Texas law requires pets to be sheltered from the elements

Starting in January of 2022, Texas law now mandates that pets be provided with adequate shelter from the elements, including extreme cold and rain. Houstonians are fortunate in that we don’t often have to contend with freezing temperatures, but when they do hit our region they can wreak havoc on our lives.

Even with their fur coats, our pets still need protection from the cold weather. The safest and best thing we can do for our pets is to bring them inside when temperatures plummet. If your dog or cat isn’t usually an indoor pet, even a bathroom or a garage is better than leaving them exposed to the weather, especially overnight.

If there is absolutely no way to bring them in your home, then it is imperative that you provide an insulated structure with a roof, an elevated floor, and at least three sides to shelter your pets from wind and rain or snow. While blankets seem like a warm option, wet and cold can combine to make them dangerous to your pet’s body temperature. Straw (not hay!) is a cheap and readily available insulating option. Per the new law, the structure must have “dimensions that allow the dog while in the shelter to stand erect, sit, turn around, and lie down in a normal position.” (Read the entire law here.)

And of course, don’t forget about your livestock and farm animals. Fresh water must be provided at all times, so check troughs frequently for freezing and provide them shelter from the wind and rain. Make sure they have access to dry hay and a way to get out of any standing water.

So what happens if a pet is left exposed to dangerous weather?
Leaving a dog chained or failing to provide proper shelter is a Class C Misdemeanor. And thanks to the Safe Outdoor Dogs Act, law enforcement can seize the pet immediately if they are in danger rather than having to wait 24 hours to allow the owner to comply.

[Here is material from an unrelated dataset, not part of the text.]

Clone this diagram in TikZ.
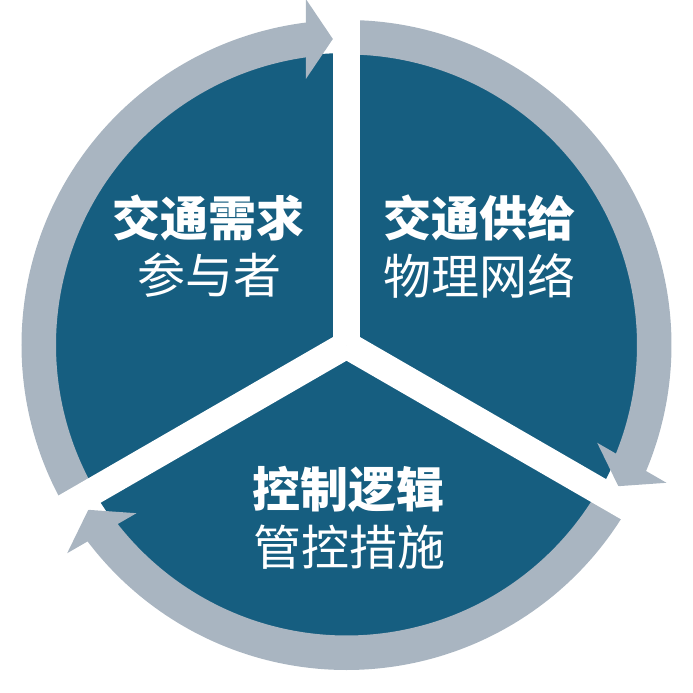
\documentclass[tikz,border=0pt]{standalone}
\usepackage{fontspec}
\newfontfamily\cjk{Noto Sans CJK SC}
\definecolor{disk}{HTML}{165E80}
\definecolor{ringgray}{HTML}{A9B5C1}
\tikzset{
  ringpart/.style={fill=ringgray, draw=none},
  gapband/.style={draw=white, line width=27.3pt, line cap=butt},
  titletext/.style={text=white, font=\cjk\bfseries\fontsize{48}{57}\selectfont, inner sep=0pt},
  subtext/.style={text=white, font=\cjk\fontsize{48}{57}\selectfont, inner sep=0pt}
}
\newcommand{\cyclearrow}{%
  \fill[ringpart] (210:325pt) arc[start angle=210, end angle=97.07, radius=325pt]
    -- (97.91:290.5pt) arc[start angle=97.91, end angle=210, radius=290.5pt] -- cycle;
  \fill[ringpart] (-13.65,306) -- (-40.65,266) -- (-40.65,346) -- cycle;
}
\begin{document}
\begin{tikzpicture}[x=1pt,y=1pt]
\useasboundingbox (-346.5,-348) rectangle (346.5,345);
% dark disk
\fill[disk] (0,0) circle[radius=292pt];
% ring arrows
\begin{scope}\cyclearrow\end{scope}
\begin{scope}[rotate=-120]\cyclearrow\end{scope}
\begin{scope}[rotate=120]\cyclearrow\end{scope}
% white gaps
\coordinate (c) at (0,0);
\coordinate (g1) at (90:345pt);
\coordinate (g2) at (210:345pt);
\coordinate (g3) at (330:345pt);
\draw[gapband] (c) -- (g1);
\draw[gapband] (c) -- (g2);
\draw[gapband] (c) -- (g3);
% texts
\node[titletext] (t1) at (-137.5,127) {交通需求};
\node[subtext] (s1) at (-136.5,70) {参与者};
\node[titletext] (t2) at (132.5,127.5) {交通供给};
\node[subtext] (s2) at (133,69) {物理网络};
\node[titletext] (t3) at (2.5,-144) {控制逻辑};
\node[subtext] (s3) at (3.5,-202.5) {管控措施};
\end{tikzpicture}
\end{document}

What if it isn’t your pet who needs help?
If you see a pet who has been left to fend for themselves when the temperatures drop, please call 832-927-PAWS or submit a report online at 927paws.org.

If you have stray or feral cats in your neighborhood, you can either purchase or make your own insulated shelter to keep them safe and warm. Alley Cat Allies has a great resource with options at this link.

As always, while you’re looking out for the safety of animals please don’t forget about your human neighbors. Check on them and make sure they are safe from the cold, too.